#### What is required
Among the entries that follow, locate the line with "Recreate this image" and the line with "iterations = list(range(1, 32))". Output those lines and all lines in between, exactly, minus the pictures.

#### Excerpted data
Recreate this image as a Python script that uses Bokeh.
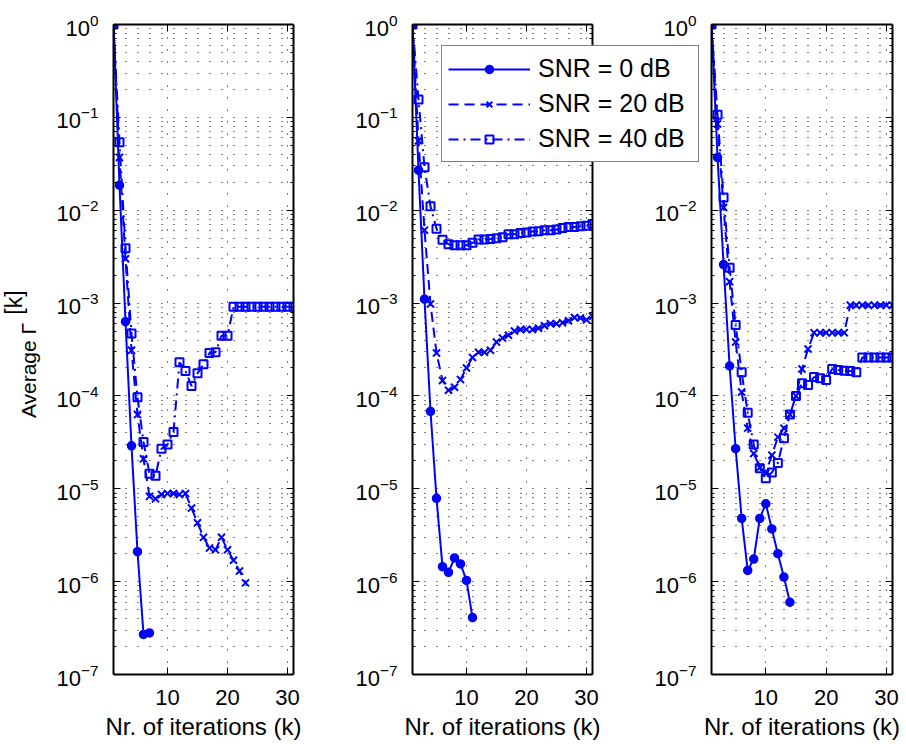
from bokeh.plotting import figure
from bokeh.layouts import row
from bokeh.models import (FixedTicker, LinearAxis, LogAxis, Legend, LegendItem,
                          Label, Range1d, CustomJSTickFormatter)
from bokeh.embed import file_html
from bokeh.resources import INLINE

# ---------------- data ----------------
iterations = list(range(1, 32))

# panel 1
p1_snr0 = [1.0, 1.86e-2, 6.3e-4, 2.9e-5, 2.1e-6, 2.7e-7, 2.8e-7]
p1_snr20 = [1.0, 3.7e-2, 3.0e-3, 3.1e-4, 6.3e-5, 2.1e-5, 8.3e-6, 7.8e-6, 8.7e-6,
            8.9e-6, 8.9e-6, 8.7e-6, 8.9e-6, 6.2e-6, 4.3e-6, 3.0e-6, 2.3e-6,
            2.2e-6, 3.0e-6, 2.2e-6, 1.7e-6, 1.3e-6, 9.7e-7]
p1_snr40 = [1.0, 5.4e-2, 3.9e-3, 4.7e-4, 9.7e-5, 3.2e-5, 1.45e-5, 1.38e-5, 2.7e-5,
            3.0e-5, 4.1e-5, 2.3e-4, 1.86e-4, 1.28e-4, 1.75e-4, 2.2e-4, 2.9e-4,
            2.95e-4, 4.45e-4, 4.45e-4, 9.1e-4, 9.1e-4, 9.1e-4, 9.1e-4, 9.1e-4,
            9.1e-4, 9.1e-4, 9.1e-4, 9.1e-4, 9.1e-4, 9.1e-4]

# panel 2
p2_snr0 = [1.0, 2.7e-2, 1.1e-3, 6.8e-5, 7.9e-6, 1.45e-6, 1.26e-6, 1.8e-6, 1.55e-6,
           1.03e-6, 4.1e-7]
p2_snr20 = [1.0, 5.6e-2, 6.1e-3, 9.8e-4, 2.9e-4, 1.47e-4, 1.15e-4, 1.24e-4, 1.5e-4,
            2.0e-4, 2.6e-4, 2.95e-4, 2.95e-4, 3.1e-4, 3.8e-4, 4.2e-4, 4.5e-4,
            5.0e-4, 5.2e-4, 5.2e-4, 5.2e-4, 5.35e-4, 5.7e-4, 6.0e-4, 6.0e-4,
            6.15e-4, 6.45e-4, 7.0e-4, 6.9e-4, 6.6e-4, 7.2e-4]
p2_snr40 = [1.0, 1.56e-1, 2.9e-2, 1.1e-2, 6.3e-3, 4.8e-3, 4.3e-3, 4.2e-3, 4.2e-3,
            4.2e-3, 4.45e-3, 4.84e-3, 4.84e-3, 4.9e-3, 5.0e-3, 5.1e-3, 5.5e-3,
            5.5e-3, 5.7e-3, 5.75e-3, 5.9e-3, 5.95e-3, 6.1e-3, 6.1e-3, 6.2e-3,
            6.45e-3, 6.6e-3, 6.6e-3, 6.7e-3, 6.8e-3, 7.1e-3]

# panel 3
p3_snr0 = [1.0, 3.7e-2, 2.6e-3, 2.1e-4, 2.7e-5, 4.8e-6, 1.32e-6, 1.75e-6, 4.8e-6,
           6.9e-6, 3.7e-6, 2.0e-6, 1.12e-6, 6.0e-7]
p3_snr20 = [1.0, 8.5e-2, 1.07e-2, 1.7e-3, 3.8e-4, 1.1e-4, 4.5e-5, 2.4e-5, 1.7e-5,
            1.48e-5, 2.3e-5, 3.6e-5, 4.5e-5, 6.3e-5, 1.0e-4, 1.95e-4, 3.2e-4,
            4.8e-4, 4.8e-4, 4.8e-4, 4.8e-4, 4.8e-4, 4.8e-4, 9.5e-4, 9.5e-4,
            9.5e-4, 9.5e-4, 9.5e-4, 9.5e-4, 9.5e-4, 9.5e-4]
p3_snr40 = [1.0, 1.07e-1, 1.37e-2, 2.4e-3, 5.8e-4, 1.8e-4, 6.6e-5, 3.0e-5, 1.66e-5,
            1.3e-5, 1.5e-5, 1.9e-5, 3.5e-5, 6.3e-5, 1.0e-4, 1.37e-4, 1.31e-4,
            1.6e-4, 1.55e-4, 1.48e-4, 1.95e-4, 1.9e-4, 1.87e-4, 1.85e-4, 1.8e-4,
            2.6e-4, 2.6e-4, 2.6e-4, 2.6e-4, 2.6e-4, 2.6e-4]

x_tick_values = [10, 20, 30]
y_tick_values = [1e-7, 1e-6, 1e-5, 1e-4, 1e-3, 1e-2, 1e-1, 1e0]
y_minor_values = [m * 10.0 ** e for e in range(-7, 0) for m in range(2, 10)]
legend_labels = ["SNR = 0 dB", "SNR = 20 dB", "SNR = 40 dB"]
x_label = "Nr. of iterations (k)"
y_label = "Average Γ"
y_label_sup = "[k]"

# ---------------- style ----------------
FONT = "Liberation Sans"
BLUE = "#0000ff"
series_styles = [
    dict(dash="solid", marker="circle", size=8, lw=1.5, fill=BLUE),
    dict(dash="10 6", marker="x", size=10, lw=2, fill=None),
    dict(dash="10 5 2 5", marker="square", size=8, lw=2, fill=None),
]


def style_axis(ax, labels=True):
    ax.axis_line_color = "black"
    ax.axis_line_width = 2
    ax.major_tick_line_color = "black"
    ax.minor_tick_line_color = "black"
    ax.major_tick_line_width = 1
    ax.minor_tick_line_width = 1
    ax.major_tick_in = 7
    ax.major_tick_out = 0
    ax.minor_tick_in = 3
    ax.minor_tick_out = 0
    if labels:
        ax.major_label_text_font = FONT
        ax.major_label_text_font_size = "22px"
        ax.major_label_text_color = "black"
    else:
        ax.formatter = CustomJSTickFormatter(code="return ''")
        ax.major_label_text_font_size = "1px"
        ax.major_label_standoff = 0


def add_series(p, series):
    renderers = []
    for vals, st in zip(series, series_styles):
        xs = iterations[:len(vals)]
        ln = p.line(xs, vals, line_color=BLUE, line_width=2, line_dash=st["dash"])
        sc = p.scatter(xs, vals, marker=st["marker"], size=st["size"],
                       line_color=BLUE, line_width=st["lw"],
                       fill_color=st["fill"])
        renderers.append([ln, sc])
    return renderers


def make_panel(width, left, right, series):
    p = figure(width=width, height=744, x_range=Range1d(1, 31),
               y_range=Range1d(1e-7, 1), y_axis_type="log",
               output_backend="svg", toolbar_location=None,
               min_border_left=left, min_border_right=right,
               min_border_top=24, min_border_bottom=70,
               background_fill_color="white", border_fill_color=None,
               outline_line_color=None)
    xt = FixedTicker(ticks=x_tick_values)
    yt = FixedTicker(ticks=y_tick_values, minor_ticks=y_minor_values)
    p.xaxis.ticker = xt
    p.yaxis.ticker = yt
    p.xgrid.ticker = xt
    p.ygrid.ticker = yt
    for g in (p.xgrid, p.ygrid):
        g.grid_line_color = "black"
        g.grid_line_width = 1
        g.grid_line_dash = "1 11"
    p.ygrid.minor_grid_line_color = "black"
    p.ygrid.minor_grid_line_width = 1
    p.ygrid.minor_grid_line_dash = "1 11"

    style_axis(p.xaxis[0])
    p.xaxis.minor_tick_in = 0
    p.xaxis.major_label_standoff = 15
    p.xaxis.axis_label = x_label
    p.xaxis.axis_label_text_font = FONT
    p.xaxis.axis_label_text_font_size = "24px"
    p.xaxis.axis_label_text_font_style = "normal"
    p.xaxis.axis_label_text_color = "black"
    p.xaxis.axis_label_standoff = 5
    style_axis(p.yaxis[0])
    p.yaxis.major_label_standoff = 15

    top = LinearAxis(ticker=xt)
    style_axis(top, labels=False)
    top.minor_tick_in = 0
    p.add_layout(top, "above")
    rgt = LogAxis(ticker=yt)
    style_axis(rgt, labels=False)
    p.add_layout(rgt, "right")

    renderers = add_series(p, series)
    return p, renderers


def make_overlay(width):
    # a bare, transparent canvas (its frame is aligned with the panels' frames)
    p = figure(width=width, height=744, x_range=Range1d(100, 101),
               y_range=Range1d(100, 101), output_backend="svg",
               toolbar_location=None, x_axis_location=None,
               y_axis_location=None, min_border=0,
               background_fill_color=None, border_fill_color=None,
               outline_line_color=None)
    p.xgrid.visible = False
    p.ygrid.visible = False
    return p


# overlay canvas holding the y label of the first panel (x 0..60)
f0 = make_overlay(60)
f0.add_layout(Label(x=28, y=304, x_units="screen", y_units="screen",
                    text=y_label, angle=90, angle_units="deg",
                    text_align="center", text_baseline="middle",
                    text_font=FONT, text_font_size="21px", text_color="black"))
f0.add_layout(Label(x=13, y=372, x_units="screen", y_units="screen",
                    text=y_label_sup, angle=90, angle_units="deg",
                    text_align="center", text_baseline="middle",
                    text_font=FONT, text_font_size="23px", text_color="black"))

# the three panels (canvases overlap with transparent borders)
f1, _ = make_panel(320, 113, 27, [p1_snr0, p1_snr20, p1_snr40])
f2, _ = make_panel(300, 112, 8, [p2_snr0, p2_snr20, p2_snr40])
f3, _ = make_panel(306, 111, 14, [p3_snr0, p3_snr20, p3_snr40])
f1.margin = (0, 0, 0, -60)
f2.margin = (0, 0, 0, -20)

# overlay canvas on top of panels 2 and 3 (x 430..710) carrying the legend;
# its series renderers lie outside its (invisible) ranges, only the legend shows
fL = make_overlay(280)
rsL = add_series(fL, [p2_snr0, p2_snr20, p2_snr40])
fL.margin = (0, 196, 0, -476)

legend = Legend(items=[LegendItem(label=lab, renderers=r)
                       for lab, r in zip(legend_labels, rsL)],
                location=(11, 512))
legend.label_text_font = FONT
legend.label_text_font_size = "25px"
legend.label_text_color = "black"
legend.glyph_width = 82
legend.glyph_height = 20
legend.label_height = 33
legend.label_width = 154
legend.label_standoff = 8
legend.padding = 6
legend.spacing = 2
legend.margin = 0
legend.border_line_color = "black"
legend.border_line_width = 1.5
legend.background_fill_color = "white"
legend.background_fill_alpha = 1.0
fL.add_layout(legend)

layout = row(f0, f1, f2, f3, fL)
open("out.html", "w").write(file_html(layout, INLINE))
--
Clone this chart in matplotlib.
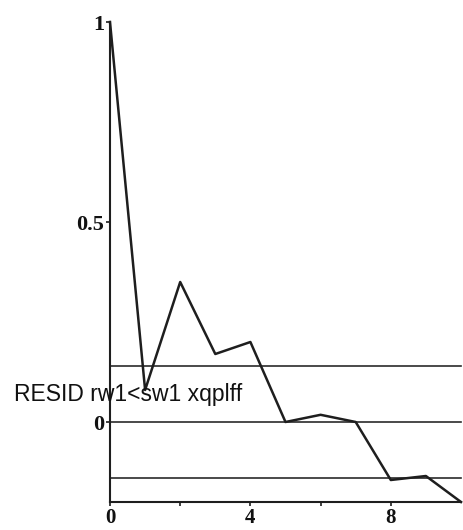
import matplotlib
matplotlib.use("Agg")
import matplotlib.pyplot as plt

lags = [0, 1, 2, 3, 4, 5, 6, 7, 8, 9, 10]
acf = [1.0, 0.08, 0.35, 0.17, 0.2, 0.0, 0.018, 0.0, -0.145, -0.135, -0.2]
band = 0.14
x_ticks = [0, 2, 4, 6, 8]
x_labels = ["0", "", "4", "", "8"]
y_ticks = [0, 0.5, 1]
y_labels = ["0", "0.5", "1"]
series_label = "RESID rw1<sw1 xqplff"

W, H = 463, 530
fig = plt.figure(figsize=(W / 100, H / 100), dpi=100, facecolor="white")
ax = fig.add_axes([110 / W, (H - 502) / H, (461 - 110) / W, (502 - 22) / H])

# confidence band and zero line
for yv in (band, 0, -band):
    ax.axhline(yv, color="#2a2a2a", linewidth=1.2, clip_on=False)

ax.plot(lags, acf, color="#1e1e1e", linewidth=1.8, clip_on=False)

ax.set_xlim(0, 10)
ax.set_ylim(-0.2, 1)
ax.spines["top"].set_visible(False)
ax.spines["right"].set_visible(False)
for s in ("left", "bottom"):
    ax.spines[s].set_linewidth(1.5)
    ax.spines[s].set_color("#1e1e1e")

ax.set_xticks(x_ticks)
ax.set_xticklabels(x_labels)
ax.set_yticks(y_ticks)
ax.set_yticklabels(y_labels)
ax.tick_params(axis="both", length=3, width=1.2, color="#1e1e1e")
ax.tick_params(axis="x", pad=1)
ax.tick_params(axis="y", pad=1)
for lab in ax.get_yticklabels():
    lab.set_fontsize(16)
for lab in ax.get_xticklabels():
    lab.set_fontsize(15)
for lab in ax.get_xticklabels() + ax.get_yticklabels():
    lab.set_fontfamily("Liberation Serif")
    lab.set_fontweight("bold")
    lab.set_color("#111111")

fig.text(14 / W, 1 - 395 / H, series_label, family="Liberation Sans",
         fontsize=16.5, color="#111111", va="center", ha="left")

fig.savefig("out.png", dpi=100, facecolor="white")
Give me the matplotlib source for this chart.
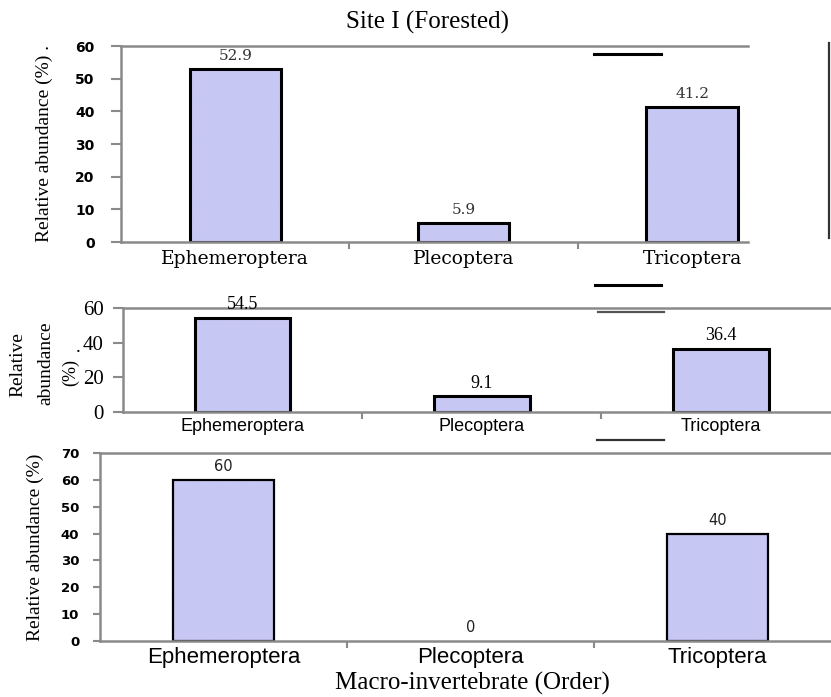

#### Output for this exercise
Recreate this image as a Python script that uses Bokeh.
from bokeh.plotting import figure
from bokeh.layouts import row
from bokeh.models import (FixedTicker, LinearAxis, LogAxis, Legend, LegendItem,
                          Label, Range1d, CustomJSTickFormatter)
from bokeh.embed import file_html
from bokeh.resources import INLINE

# ---------------- data ----------------
iterations = list(range(1, 32))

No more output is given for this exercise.